━━ MATERIAL SUPPLIED ━━

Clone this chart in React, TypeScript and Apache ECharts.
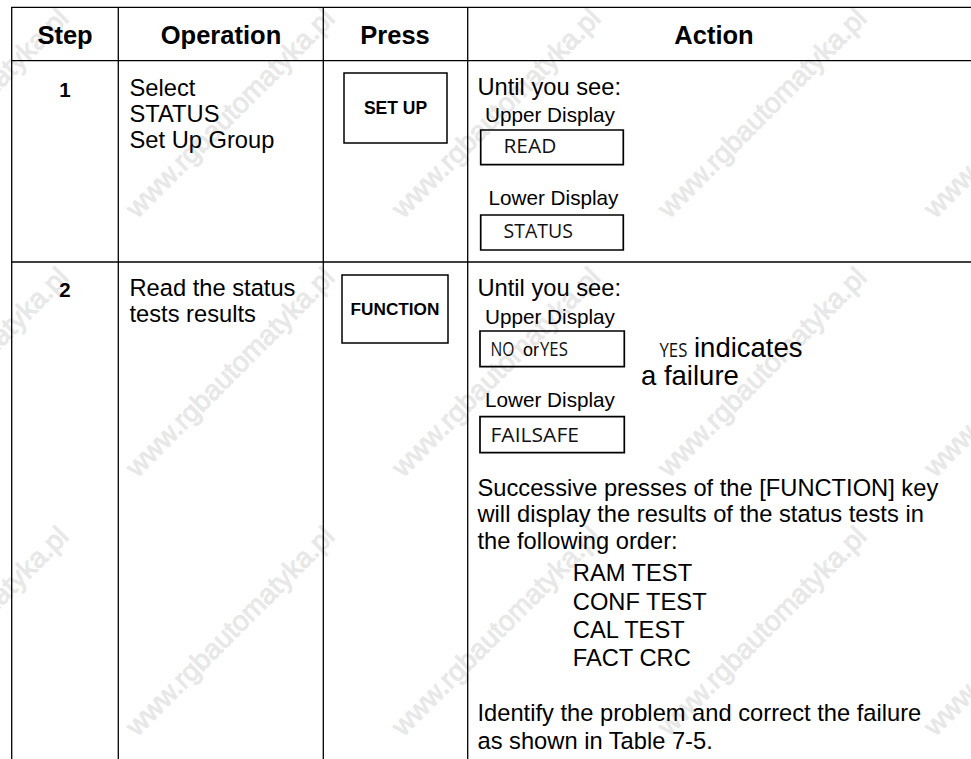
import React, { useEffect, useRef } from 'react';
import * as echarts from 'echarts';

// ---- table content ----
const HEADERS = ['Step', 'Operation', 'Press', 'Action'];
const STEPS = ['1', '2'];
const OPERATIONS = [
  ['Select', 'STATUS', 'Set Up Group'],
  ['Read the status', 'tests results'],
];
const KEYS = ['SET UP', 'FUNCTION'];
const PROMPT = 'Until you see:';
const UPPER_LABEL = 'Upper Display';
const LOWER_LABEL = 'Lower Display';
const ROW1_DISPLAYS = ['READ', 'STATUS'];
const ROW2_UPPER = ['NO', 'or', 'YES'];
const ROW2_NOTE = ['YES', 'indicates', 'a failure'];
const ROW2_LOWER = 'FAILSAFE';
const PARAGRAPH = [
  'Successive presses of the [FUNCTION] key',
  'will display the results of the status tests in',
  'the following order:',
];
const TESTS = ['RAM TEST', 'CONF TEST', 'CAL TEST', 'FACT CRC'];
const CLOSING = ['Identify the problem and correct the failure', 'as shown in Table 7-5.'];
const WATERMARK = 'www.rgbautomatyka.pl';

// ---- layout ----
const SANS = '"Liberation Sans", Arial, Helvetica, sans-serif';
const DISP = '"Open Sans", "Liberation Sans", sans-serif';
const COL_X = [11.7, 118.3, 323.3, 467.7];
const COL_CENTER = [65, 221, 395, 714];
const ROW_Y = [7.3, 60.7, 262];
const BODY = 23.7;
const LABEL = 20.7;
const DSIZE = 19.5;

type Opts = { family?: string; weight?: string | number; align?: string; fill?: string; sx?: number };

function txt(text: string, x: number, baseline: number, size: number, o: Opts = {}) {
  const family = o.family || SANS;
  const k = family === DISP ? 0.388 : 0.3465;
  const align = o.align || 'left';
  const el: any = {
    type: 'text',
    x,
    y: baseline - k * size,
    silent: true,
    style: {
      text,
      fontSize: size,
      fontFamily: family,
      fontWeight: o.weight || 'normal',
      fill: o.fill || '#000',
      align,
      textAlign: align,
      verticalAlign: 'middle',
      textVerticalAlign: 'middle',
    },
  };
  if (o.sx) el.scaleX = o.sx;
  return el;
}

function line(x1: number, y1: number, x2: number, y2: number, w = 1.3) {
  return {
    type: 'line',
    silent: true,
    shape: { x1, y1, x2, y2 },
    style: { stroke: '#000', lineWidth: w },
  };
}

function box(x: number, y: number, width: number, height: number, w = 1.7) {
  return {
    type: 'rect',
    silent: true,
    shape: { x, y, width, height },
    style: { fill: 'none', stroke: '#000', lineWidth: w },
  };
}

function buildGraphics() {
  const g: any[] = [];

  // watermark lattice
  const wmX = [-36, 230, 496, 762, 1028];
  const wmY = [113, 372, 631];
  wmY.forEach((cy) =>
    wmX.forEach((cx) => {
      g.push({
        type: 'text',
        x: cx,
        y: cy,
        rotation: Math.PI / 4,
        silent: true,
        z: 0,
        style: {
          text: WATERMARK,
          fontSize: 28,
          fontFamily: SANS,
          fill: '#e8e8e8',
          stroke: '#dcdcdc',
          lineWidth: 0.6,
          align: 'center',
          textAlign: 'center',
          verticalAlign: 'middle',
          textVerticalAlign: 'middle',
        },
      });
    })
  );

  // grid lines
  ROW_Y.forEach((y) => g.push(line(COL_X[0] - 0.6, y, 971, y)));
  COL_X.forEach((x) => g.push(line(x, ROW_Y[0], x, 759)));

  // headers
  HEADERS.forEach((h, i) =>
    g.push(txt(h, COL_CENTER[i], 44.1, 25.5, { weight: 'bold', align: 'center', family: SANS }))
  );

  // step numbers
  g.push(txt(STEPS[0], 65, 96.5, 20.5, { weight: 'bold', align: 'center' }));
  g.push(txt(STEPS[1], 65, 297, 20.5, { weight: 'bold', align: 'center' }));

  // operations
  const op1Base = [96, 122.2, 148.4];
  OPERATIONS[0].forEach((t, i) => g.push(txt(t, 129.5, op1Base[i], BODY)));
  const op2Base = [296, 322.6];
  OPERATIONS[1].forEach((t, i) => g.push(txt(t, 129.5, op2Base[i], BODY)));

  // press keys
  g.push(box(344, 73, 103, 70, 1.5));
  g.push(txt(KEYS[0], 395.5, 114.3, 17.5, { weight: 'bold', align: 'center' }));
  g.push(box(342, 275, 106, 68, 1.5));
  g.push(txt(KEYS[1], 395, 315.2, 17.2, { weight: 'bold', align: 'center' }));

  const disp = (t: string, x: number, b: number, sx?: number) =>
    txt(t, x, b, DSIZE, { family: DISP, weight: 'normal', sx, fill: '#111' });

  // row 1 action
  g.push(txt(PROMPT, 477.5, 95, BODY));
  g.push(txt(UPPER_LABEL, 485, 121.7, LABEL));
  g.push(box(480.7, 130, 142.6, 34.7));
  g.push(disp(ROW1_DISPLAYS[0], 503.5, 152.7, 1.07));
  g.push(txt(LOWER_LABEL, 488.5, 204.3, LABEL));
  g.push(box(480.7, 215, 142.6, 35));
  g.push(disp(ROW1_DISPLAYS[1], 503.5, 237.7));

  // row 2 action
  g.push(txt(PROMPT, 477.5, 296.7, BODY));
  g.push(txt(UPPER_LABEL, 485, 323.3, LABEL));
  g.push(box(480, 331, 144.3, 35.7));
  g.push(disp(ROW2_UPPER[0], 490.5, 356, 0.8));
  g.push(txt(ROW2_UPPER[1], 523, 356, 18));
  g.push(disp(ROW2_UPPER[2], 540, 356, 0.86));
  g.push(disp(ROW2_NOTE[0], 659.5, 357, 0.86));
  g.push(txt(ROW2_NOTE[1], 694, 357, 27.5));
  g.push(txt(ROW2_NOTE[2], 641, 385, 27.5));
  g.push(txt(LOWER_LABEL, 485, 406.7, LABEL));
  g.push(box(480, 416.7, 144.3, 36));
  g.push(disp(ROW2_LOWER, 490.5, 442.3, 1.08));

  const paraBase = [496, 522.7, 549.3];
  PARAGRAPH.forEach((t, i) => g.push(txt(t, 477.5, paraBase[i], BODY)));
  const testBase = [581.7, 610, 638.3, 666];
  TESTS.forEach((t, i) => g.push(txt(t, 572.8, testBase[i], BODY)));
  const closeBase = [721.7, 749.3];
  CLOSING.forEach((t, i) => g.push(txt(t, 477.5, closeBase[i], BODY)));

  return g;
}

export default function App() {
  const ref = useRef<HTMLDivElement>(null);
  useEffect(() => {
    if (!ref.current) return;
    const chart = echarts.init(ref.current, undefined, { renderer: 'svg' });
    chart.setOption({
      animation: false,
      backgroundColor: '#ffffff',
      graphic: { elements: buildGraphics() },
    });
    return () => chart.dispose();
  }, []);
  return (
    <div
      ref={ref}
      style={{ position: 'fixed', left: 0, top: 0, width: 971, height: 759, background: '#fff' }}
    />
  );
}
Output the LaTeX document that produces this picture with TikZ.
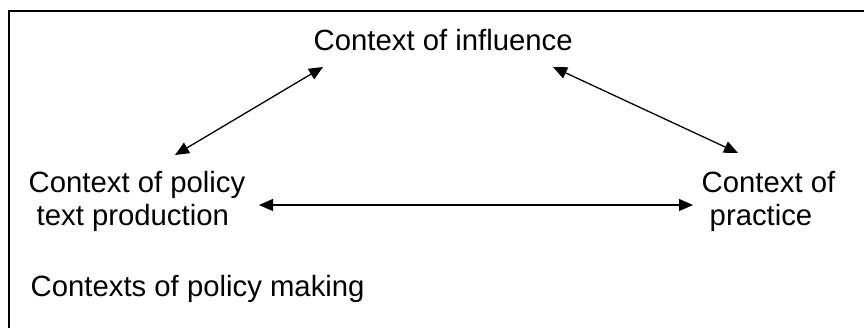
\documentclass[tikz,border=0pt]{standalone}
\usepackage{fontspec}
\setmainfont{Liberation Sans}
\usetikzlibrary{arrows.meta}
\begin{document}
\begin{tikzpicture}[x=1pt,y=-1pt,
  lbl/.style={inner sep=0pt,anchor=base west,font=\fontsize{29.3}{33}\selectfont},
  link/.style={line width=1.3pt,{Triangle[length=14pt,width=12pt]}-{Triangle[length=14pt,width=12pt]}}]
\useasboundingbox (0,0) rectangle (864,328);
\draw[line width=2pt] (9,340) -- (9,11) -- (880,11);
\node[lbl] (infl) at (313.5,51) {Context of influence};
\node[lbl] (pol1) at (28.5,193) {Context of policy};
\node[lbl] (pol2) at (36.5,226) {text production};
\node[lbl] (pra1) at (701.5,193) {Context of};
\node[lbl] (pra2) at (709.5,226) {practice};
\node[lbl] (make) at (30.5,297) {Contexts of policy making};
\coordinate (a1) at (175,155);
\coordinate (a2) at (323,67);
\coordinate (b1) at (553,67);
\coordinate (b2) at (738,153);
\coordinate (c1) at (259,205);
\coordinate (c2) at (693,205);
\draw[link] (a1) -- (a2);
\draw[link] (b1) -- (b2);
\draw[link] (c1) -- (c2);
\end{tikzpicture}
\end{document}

━━━

- DESCRIPTION OF THE TASK
Repeat, with no pictures, each line from the beginning of the data through the line containing "const WATERMARK = 'www.rgbautomatyka.pl';", inclusive.

- RESPONSE
Clone this chart in React, TypeScript and Apache ECharts.
import React, { useEffect, useRef } from 'react';
import * as echarts from 'echarts';

// ---- table content ----
const HEADERS = ['Step', 'Operation', 'Press', 'Action'];
const STEPS = ['1', '2'];
const OPERATIONS = [
  ['Select', 'STATUS', 'Set Up Group'],
  ['Read the status', 'tests results'],
];
const KEYS = ['SET UP', 'FUNCTION'];
const PROMPT = 'Until you see:';
const UPPER_LABEL = 'Upper Display';
const LOWER_LABEL = 'Lower Display';
const ROW1_DISPLAYS = ['READ', 'STATUS'];
const ROW2_UPPER = ['NO', 'or', 'YES'];
const ROW2_NOTE = ['YES', 'indicates', 'a failure'];
const ROW2_LOWER = 'FAILSAFE';
const PARAGRAPH = [
  'Successive presses of the [FUNCTION] key',
  'will display the results of the status tests in',
  'the following order:',
];
const TESTS = ['RAM TEST', 'CONF TEST', 'CAL TEST', 'FACT CRC'];
const CLOSING = ['Identify the problem and correct the failure', 'as shown in Table 7-5.'];
const WATERMARK = 'www.rgbautomatyka.pl';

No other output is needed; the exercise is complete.